As I reported earlier this year in Chronicles and in Splice Today, David Enrich, an “investigative reporter” at The New York Times who helped cover the Brett Kavanaugh nomination in 2018, apologized to me for his inaccurate reporting. Friends have told me that collecting his scalp is a rare win—liberal reporters just don’t admit they are wrong—but I’m not stopping there. I expect an apology from Sally Quinn. I also expect one from Jennifer Rubin.

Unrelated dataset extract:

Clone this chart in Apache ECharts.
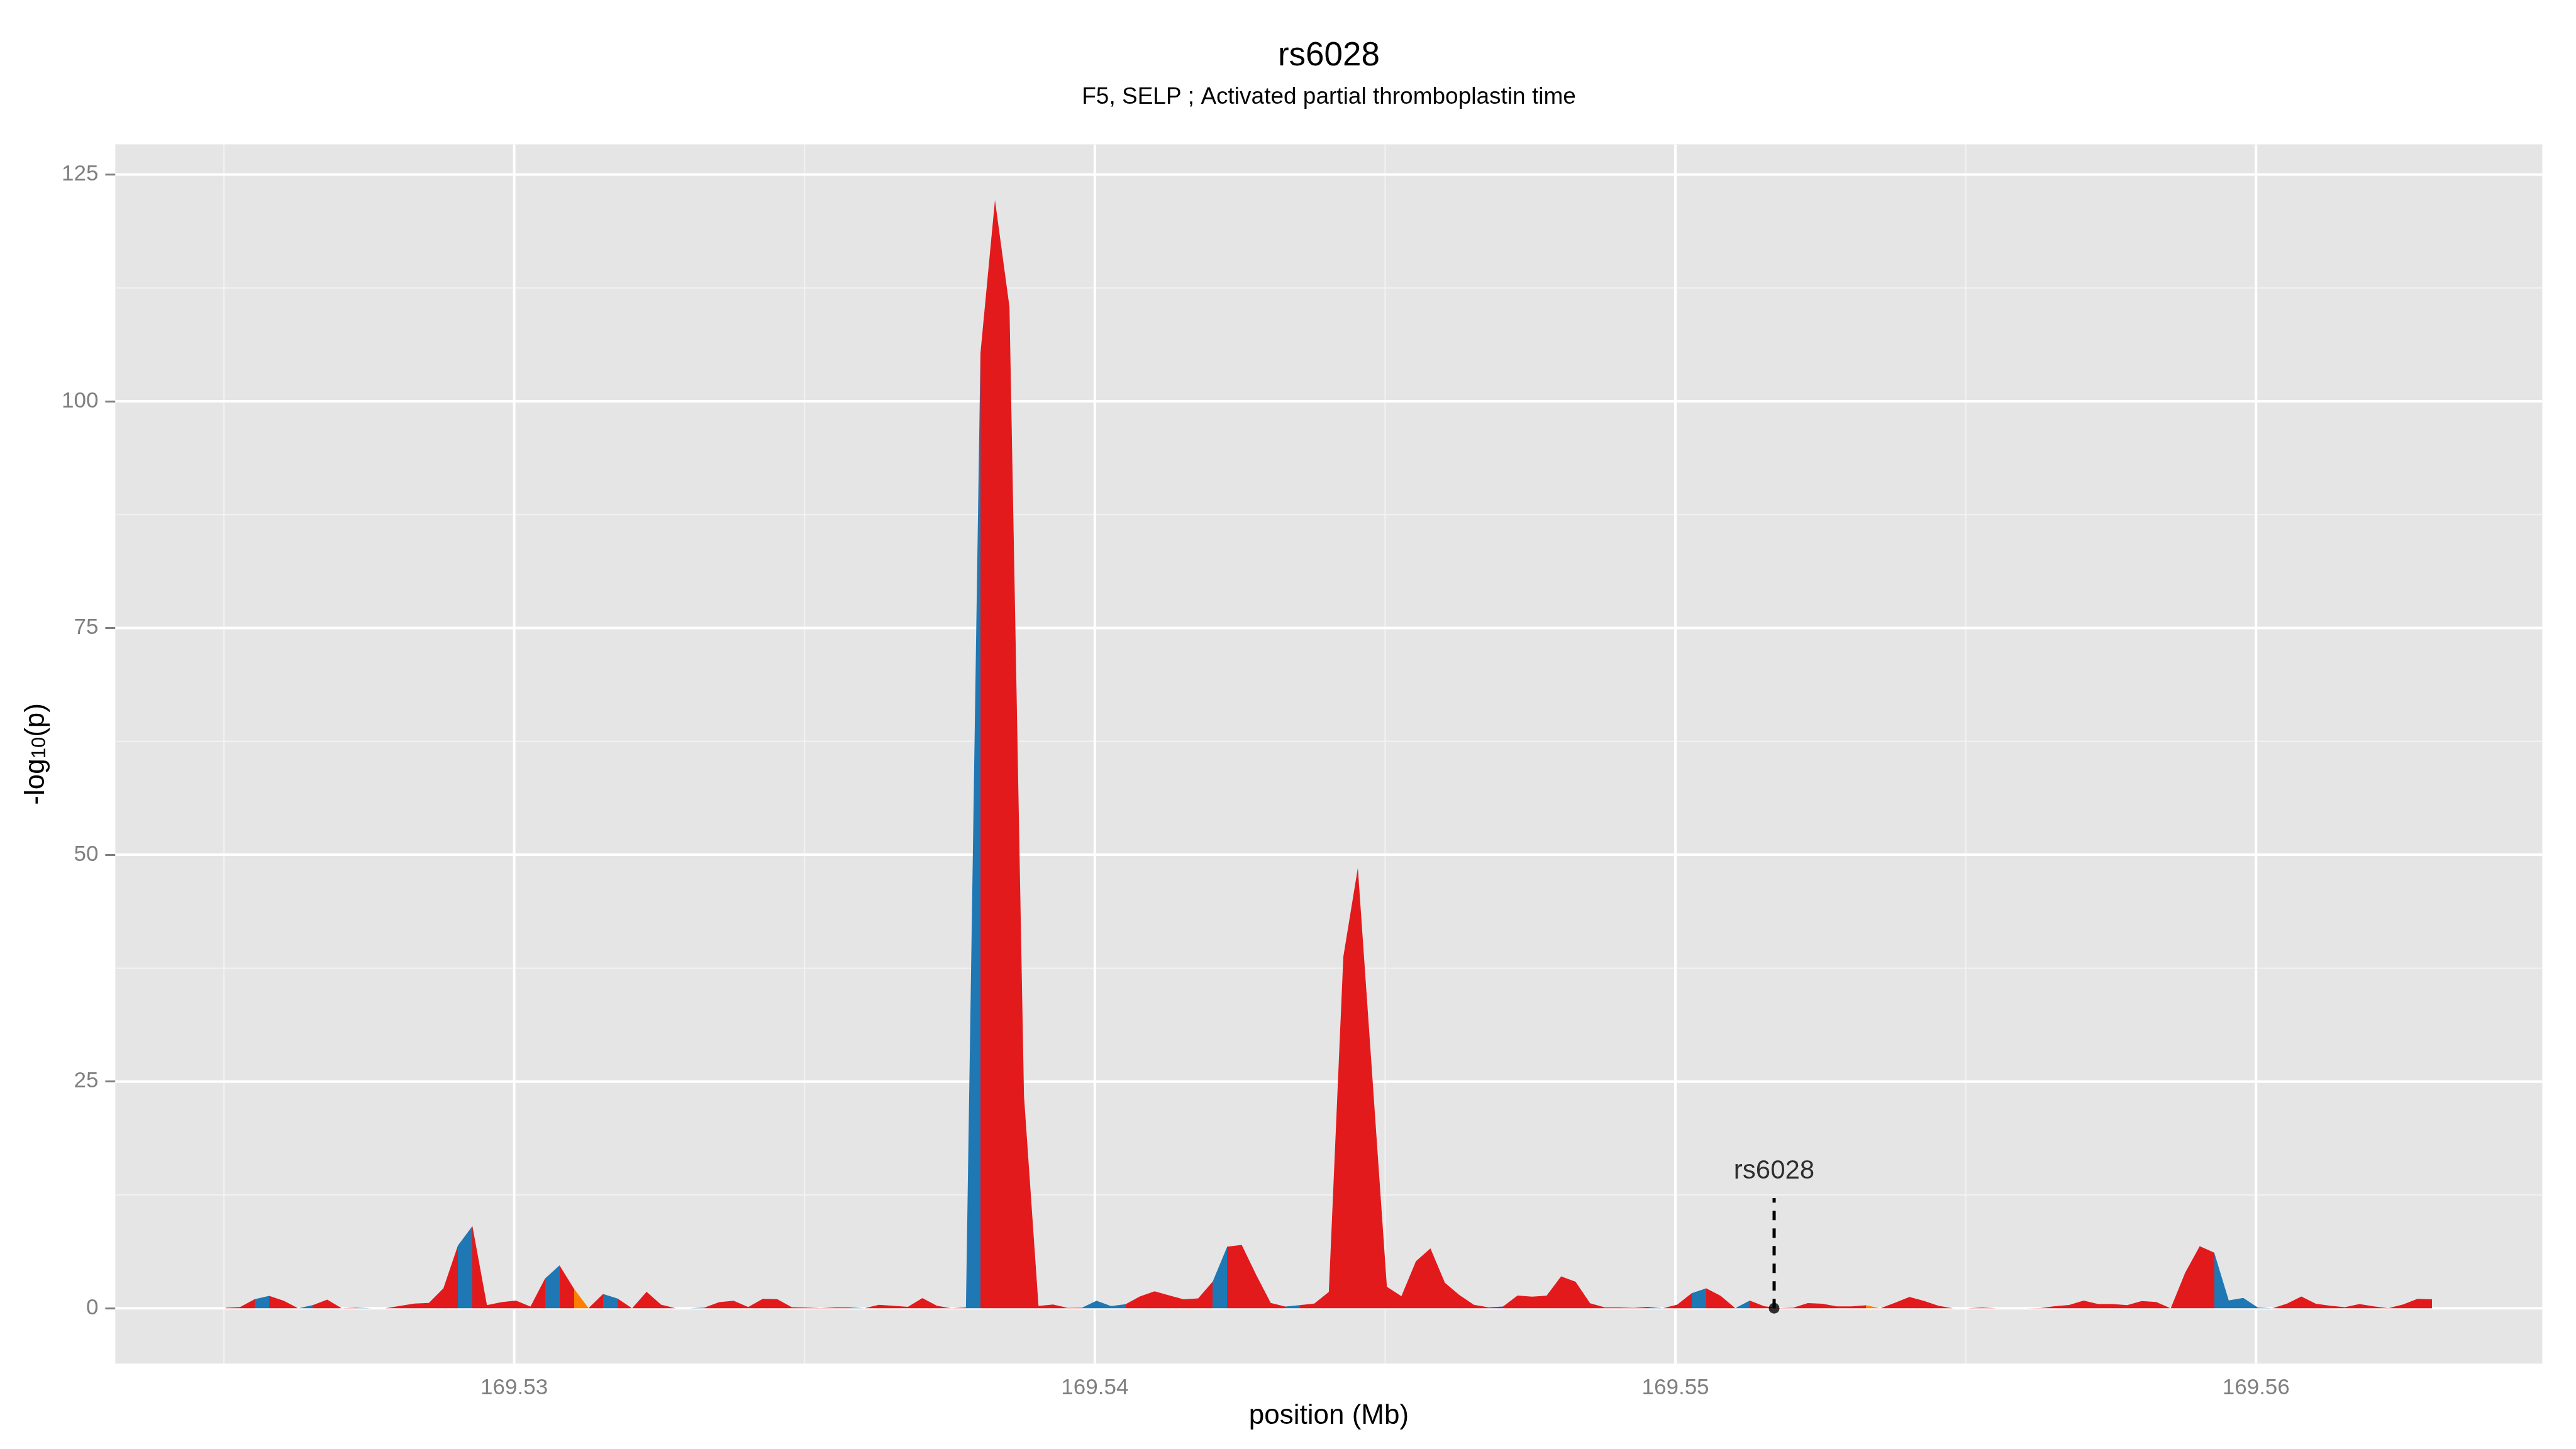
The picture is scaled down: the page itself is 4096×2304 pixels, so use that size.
<!DOCTYPE html>
<html>
<head>
<meta charset="utf-8">
<title>rs6028</title>
<script src="https://cdn.jsdelivr.net/npm/echarts@6.0.0/dist/echarts.min.js"></script>
<style>
  html, body { margin: 0; padding: 0; background: #ffffff; }
  #main { width: 4096px; height: 2304px; }
</style>
</head>
<body>
<div id="main"></div>
<script>
// marker positions (Mb)
const positions = [
  169.52503, 169.52528, 169.52553, 169.52578, 169.52603, 169.52628, 169.52653, 169.52678, 169.52703, 169.52728,
  169.52753, 169.52778, 169.52803, 169.52828, 169.52853, 169.52878, 169.52903, 169.52928, 169.52953, 169.52978,
  169.53003, 169.53028, 169.53053, 169.53078, 169.53103, 169.53128, 169.53153, 169.53178, 169.53203, 169.53228,
  169.53253, 169.53278, 169.53303, 169.53328, 169.53353, 169.53378, 169.53403, 169.53428, 169.53453, 169.53478,
  169.53503, 169.53528, 169.53553, 169.53578, 169.53603, 169.53628, 169.53653, 169.53678, 169.53703, 169.53728,
  169.53753, 169.53778, 169.53803, 169.53828, 169.53853, 169.53878, 169.53903, 169.53928, 169.53953, 169.53978,
  169.54003, 169.54028, 169.54053, 169.54078, 169.54103, 169.54128, 169.54153, 169.54178, 169.54203, 169.54228,
  169.54253, 169.54278, 169.54303, 169.54328, 169.54353, 169.54378, 169.54403, 169.54428, 169.54453, 169.54478,
  169.54503, 169.54528, 169.54553, 169.54578, 169.54603, 169.54628, 169.54653, 169.54678, 169.54703, 169.54728,
  169.54753, 169.54778, 169.54803, 169.54828, 169.54853, 169.54878, 169.54903, 169.54928, 169.54953, 169.54978,
  169.55003, 169.55028, 169.55053, 169.55078, 169.55103, 169.55128, 169.55153, 169.55178, 169.55203, 169.55228,
  169.55253, 169.55278, 169.55303, 169.55328, 169.55353, 169.55378, 169.55403, 169.55428, 169.55453, 169.55478,
  169.55503, 169.55528, 169.55553, 169.55578, 169.55603, 169.55628, 169.55653, 169.55678, 169.55703, 169.55728,
  169.55753, 169.55778, 169.55803, 169.55828, 169.55853, 169.55878, 169.55903, 169.55928, 169.55953, 169.55978,
  169.56003, 169.56028, 169.56053, 169.56078, 169.56103, 169.56128, 169.56153, 169.56178, 169.56203, 169.56228,
  169.56253, 169.56278, 169.56303
];

// -log10(p) at each marker
const logp = [
  0.06, 0.14, 1.0, 1.36, 0.83, 0.0, 0.34, 0.95, 0.0, 0.06,
  0.0, 0.0, 0.26, 0.51, 0.59, 2.2, 6.92, 9.07, 0.34, 0.67,
  0.85, 0.18, 3.27, 4.73, 2.15, 0.02, 1.58, 1.07, 0.0, 1.81,
  0.39, 0.0, 0.0, 0.08, 0.67, 0.83, 0.14, 1.03, 1.0, 0.12,
  0.08, 0.02, 0.1, 0.1, 0.0, 0.37, 0.28, 0.16, 1.12, 0.28,
  0.0, 0.1, 105.3, 122.2, 110.4, 23.4, 0.26, 0.41, 0.04, 0.06,
  0.83, 0.24, 0.45, 1.32, 1.87, 1.42, 0.99, 1.08, 2.94, 6.79,
  6.98, 3.67, 0.59, 0.18, 0.34, 0.52, 1.8, 38.75, 48.56, 25.5,
  2.37, 1.33, 5.18, 6.6, 2.8, 1.46, 0.37, 0.1, 0.18, 1.4,
  1.28, 1.38, 3.51, 2.92, 0.55, 0.1, 0.1, 0.04, 0.16, 0.0,
  0.39, 1.66, 2.19, 1.36, 0.02, 0.85, 0.22, 0.02, 0.06, 0.57,
  0.49, 0.2, 0.2, 0.32, 0.0, 0.61, 1.24, 0.81, 0.28, 0.0,
  0.0, 0.08, 0.0, 0.0, 0.0, 0.02, 0.22, 0.36, 0.85, 0.47,
  0.47, 0.34, 0.79, 0.69, 0.0, 3.93, 6.84, 6.13, 0.87, 1.14,
  0.08, 0.0, 0.49, 1.3, 0.49, 0.28, 0.12, 0.47, 0.2, 0.02,
  0.41, 1.03, 0.99
];

// LD class of the stretch from marker i to marker i+1
const segLd = [
  'r','r','b','r','r','b','r','r','r','b',
  'r','r','r','r','r','r','b','r','r','r',
  'r','r','b','r','o','r','b','r','r','r',
  'r','r','b','r','r','r','r','r','r','r',
  'r','r','r','b','r','r','r','r','r','r',
  'r','b','r','r','r','r','r','r','r','b',
  'b','b','r','r','r','r','r','r','b','r',
  'r','r','r','b','r','r','r','r','r','r',
  'r','r','r','r','r','r','r','p','r','r',
  'r','r','r','r','r','r','r','r','b','r',
  'r','b','r','r','b','r','r','r','r','r',
  'r','r','r','o','r','r','r','r','r','r',
  'r','r','r','r','r','r','r','r','r','r',
  'r','r','r','r','r','r','r','b','b','b',
  'b','r','r','r','r','r','r','r','r','r',
  'r','r'
];

const xMajor = [169.53, 169.54, 169.55, 169.56];
const xMinor = [169.525, 169.535, 169.545, 169.555];
const yMajor = [0, 25, 50, 75, 100, 125];
const yMinor = [12.5, 37.5, 62.5, 87.5, 112.5];

const leadSnp = 'rs6028';
const leadPos = 169.5517;
const leadLineTop = 12.15;
const leadLabelY = 15.1;

const X_MIN = 169.52313, X_MAX = 169.56493;
const Y_MIN = -6.11, Y_MAX = 128.33;
const FONT = "'Liberation Sans', Helvetica, Arial, sans-serif";
const ldColours = { r: '#E31A1C', b: '#1F78B4', o: '#FF7F00', p: '#6A3D9A' };

// merge neighbouring stretches of the same class into visualMap pieces
const pieces = [];
let start = 0;
for (let i = 1; i <= segLd.length; i++) {
  if (i === segLd.length || segLd[i] !== segLd[start]) {
    pieces.push({ gte: positions[start], lt: positions[i], color: ldColours[segLd[start]] });
    start = i;
  }
}

// grid lines: kind 0 = x minor, 1 = x major, 2 = y minor, 3 = y major
const gridItems = []
  .concat(xMinor.map(v => [v, 0]))
  .concat(yMinor.map(v => [v, 2]))
  .concat(xMajor.map(v => [v, 1]))
  .concat(yMajor.map(v => [v, 3]));

const myChart = echarts.init(document.getElementById('main'));

const option = {
  animation: false,
  backgroundColor: '#ffffff',
  textStyle: { fontFamily: FONT },
  graphic: [
    {
      type: 'text', x: 2113, y: 89, silent: true,
      style: { text: 'rs6028', fontSize: 53, fontFamily: FONT, fill: '#000', align: 'center', verticalAlign: 'middle' }
    },
    {
      type: 'text', x: 2113, y: 155, silent: true,
      style: { text: 'F5, SELP ; Activated partial thromboplastin time', fontSize: 37, fontFamily: FONT, fill: '#000', align: 'center', verticalAlign: 'middle' }
    }
  ],
  grid: {
    left: 183.4, right: 53.6, top: 229.5, bottom: 135.7,
    show: true, backgroundColor: '#E5E5E5', borderWidth: 0,
    containLabel: false, outerBoundsMode: 'none'
  },
  xAxis: {
    type: 'value', min: X_MIN, max: X_MAX,
    name: 'position (Mb)', nameLocation: 'middle', nameGap: 62,
    nameTextStyle: { fontSize: 44, color: '#000', fontFamily: FONT },
    axisLine: { show: false },
    axisTick: { show: true, length: 16, customValues: xMajor, lineStyle: { color: '#7F7F7F', width: 3 } },
    axisLabel: { show: true, margin: 22, fontSize: 35, color: '#7F7F7F', fontFamily: FONT, customValues: xMajor,
      formatter: v => v.toFixed(2) },
    splitLine: { show: false },
    minorSplitLine: { show: false }
  },
  yAxis: {
    type: 'value', min: Y_MIN, max: Y_MAX,
    name: '{a|-log}{s|10}{a|(p)}', nameLocation: 'middle', nameGap: 104, nameRotate: 90,
    nameTextStyle: {
      color: '#000', fontFamily: FONT,
      rich: {
        a: { fontSize: 44, color: '#000', fontFamily: FONT },
        s: { fontSize: 31, color: '#000', fontFamily: FONT, verticalAlign: 'bottom', padding: [0, 0, 0, 0] }
      }
    },
    axisLine: { show: false },
    axisTick: { show: true, length: 16, customValues: yMajor, lineStyle: { color: '#7F7F7F', width: 3 } },
    axisLabel: { show: true, margin: 27, fontSize: 35, color: '#7F7F7F', fontFamily: FONT, customValues: yMajor },
    splitLine: { show: false },
    minorSplitLine: { show: false }
  },
  visualMap: {
    type: 'piecewise', show: false, dimension: 0, seriesIndex: 1,
    pieces: pieces, outOfRange: { color: ldColours.r }
  },
  series: [
    {
      // panel grid lines, drawn under the area
      type: 'custom', z: 1, silent: true, clip: true,
      data: gridItems,
      renderItem: function (params, api) {
        const v = api.value(0), k = api.value(1);
        const vertical = k < 2;
        const p1 = vertical ? api.coord([v, Y_MIN]) : api.coord([X_MIN, v]);
        const p2 = vertical ? api.coord([v, Y_MAX]) : api.coord([X_MAX, v]);
        const major = k === 1 || k === 3;
        return {
          type: 'line',
          shape: { x1: p1[0], y1: p1[1], x2: p2[0], y2: p2[1] },
          style: { stroke: major ? '#FFFFFF' : '#F2F2F2', lineWidth: major ? 4 : 2 }
        };
      }
    },
    {
      name: '-log10(p)', type: 'line', z: 2, silent: true,
      data: positions.map((p, i) => [p, logp[i]]),
      showSymbol: false, symbol: 'none', smooth: false,
      lineStyle: { width: 0 },
      areaStyle: { opacity: 1 }
    },
    {
      // dashed pointer to the lead SNP
      type: 'line', z: 3, silent: true,
      data: [[leadPos, 0], [leadPos, leadLineTop]],
      showSymbol: false, symbol: 'none',
      lineStyle: { color: '#000', width: 5, type: [15, 13] }
    },
    {
      type: 'scatter', z: 4, silent: true,
      data: [[leadPos, 0]],
      symbol: 'circle', symbolSize: 17,
      itemStyle: { color: '#000' }
    },
    {
      type: 'scatter', z: 4, silent: true,
      data: [[leadPos, leadLabelY]],
      symbol: 'circle', symbolSize: 1,
      itemStyle: { color: 'rgba(0,0,0,0)' },
      label: { show: true, position: 'inside', formatter: leadSnp, fontSize: 42, color: '#000', fontFamily: FONT }
    }
  ]
};

myChart.setOption(option);
</script>
</body>
</html>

Rubin’s the deranged former writer at The Washington Post. She’s the author of the terrible book Resistance: How Women Saved Democracy from Donald Trump. Like Enrich, Quinn, and most of the media—even some on the right—Rubin isn’t competent. In the fall of 2018 during the Brett Kavanaugh confirmation hearings, hearings that I was dragged into when I was accused of witnessing Kavanaugh sexually assault a girl in 1982, leftist nuts like Rubin claimed that I wasn’t participating in the hearings because it’d be bad for Kavanaugh. Rubin was wrong. I didn’t say anything, it was a fraud. Rubin had a chance to report on this, but because she’s a dingbat, she didn’t.
On October 3, 2018, in the wake of the Kavanaugh confirmation hearings, TV blowhard Joe Scarborough revealed that he’d been to some social events in Washington. He heard people expressing doubt about the stories told by Kavanaugh’s accuser, Christine Blasey Ford. Scarborough said: “Quite a few people that we talked to, and I think a lot of them were registered Democrats, raised questions about Dr. Ford’s story. Now that’s something in 24/7 news coverage, at least in mainstream media, you never hear anybody talk about. They won’t talk about it. They feel that if anybody sticks their neck out and says they disbelieve any part of her story or talk about how there are no corroborating witnesses, well, they’ll get absolutely slammed.”
He went on: “There has been the assumption that every single allegation was true… Nobody had dared say, even the Republicans, that part of Dr. Ford’s story might just not add up… I turned on all networks at all times and Brett Kavanaugh has been accused of being a serial rapist by columnists in national newspapers… the media has dropped the ball on this from the very beginning.”
The fact that the charges against Kavanaugh were false penetrated so deeply into the left that it was even heard by Ilyse Hogue, who at the time was the president of Planned Parenthood. Here’s what Jennifer Rubin writes in Resistance (italics in the original):
“Hogue found skepticism even among progressive donors. Did they really want to put all their eggs in one basket held by a single woman accuser? Despite skittishness among her donors and allies, Hogue had no option but to fight for every Senate vote. She kept up a steady drumbeat against Kavanaugh in the media and encouraged NARAL forces on the ground to make their voices heard.”
This paragraph wouldn’t get published unchallenged in The Unknown Hoya, the high school newspaper that I co-edited, which made it into the media in 2018. Rubin writes that Hogue found skepticism about Ford’s tale even in the crazier reaches of the hard-core left. It’s precisely the kind of lead that a good journalist would pursue. The questions are obvious: Who were the skeptics Hogue was referring to? How had they reached their conclusions? Why did they doubt, over and above their ideology? Would they go on the record?
A competent journalist would track down the donors, contract them, get the ones with any decency to admit that the Blasey Ford job was a scam. Jennifer Rubin had a chance to do that. Rubin writes that “despite skittishness among her donors and allies,” Hogue “had no option but to fight for every Senate vote.” Nonsense. But Hogue had the option to listen to the people in her own camp who were telling her that the Ford story was bunk—to say nothing of the wild stories at the time about Kavanaugh and drugs, crimes and gang rape.
I’ve grown so weary of people like Jennifer Rubin, who do drive-by reporting to destroy the lives of others yet never pay a price. David Enrich had the decency to apologize for his awful and inaccurate coverage. Rubin can now do the same.